Financial audits serve as a foundation for informed decision-making, which is essential during expansion. When a company plans to enter new markets, acquire assets, or secure funding, stakeholders—whether investors, lenders, or partners—demand assurance that the business is financially sound. An audit examines financial statements, identifies discrepancies, and verifies compliance with regulations, offering a clear picture of the company’s health. This transparency reduces the risk of surprises that could halt growth plans.
Beyond compliance, audits help optimize resource allocation—a key factor in successful expansion. By analyzing cash flow, expenses, and revenue streams, auditors pinpoint inefficiencies or areas where funds can be redirected to fuel growth. For instance, a business might discover underperforming product lines or excessive overhead costs, allowing leaders to reallocate capital toward high-impact initiatives like marketing or infrastructure upgrades.

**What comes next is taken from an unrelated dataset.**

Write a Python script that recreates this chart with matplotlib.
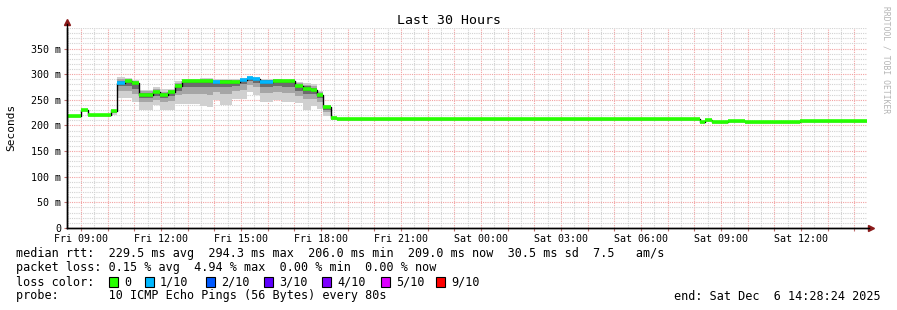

Moreover, audits enhance credibility, which is invaluable when scaling. Investors and financial institutions are more likely to back a company with audited financials, as it signals accountability and reduces perceived risk. This access to capital can be a game-changer, enabling businesses to finance new facilities, hire talent, or invest in technology. Additionally, in cross-border expansions, audits ensure adherence to international accounting standards, smoothing the path for global operations.
Finally, audits mitigate risks that could undermine growth. Expansion often involves complex transactions—mergers, acquisitions, or partnerships—that can expose a company to fraud, tax issues, or legal challenges. A thorough audit identifies these vulnerabilities early, allowing management to address them proactively and maintain momentum.